Some "Top of Mind" Thoughts on the Fiduciary Rule Delay

While Trump’s Presidential Memorandum requesting the Secretary of Labor to analyze the Fiduciary Rule was not a direct request for a delay in the applicability date, his directive had the same effect. We are covering the delay extensively, most recently in this Compliance Alert as well as next week’s edition of Staying Ahead of the Curve.  The internet is abuzz with speculation as to the future of the Fiduciary Rule; and while we here at Cammack Retirement Group do not have a crystal ball, we wanted to provide our Top of Mind thoughts on the subject:

  1. “The genie is already out of the bottle” with respect to compliance on the new rule — ironically, it may turn out that the very group most opposed to a delay in the applicability date might be the financial services industry, which Trump intended to benefit by issuing his memorandum.  Why? Because a lot of firms have already spent a considerable amount of time and effort complying with the new Fiduciary Rule, considering it was effective last year.  At that time, it was considered to be a near certainty that the rule would be implemented in April of 2017.  In fact, some firms have made changes such as eliminating commissions which are unlikely to be unwound, even if the Fiduciary Rule is rescinded.

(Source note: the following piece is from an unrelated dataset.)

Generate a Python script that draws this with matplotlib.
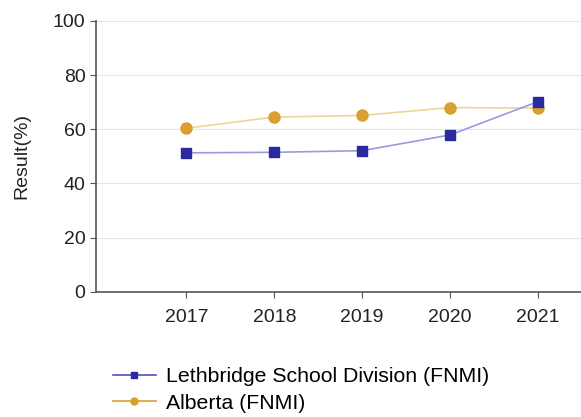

  2. Even if the rule is withdrawn, many investors  are now aware of the concept — Given the news coverage of this issue, there are far more investors  than there used to be who are aware that some advisers are not obligated to act in the best interest of investors. Think about it, if you are a participant and you know that fiduciaries must act in your best interest, why would you choose someone to be your adviser who is NOT a fiduciary?

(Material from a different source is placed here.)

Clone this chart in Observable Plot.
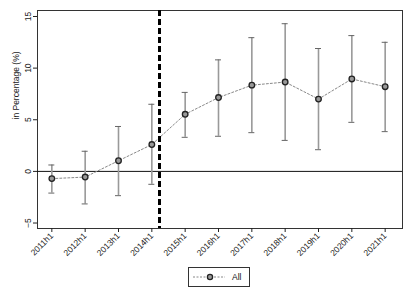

  3. While it is possible that the rule will be completely scrapped, modification of the rule appears to be more likely — Back in November, we discussed some of the difficulties of completely rescinding a rule that is already effective. Not much has changed since then, other than the Presidential Memorandum where Trump could have chosen to take more definitive action to address the rule (such as a six-month delay in the effective date or a recommendation to pursue a stay of litigation involving the rule). Thus, it would not be surprising to see elements of the Fiduciary Rule survive.

Note: This feature is to provide general information only, does not constitute legal advice, and cannot be used or substituted for legal or tax advice.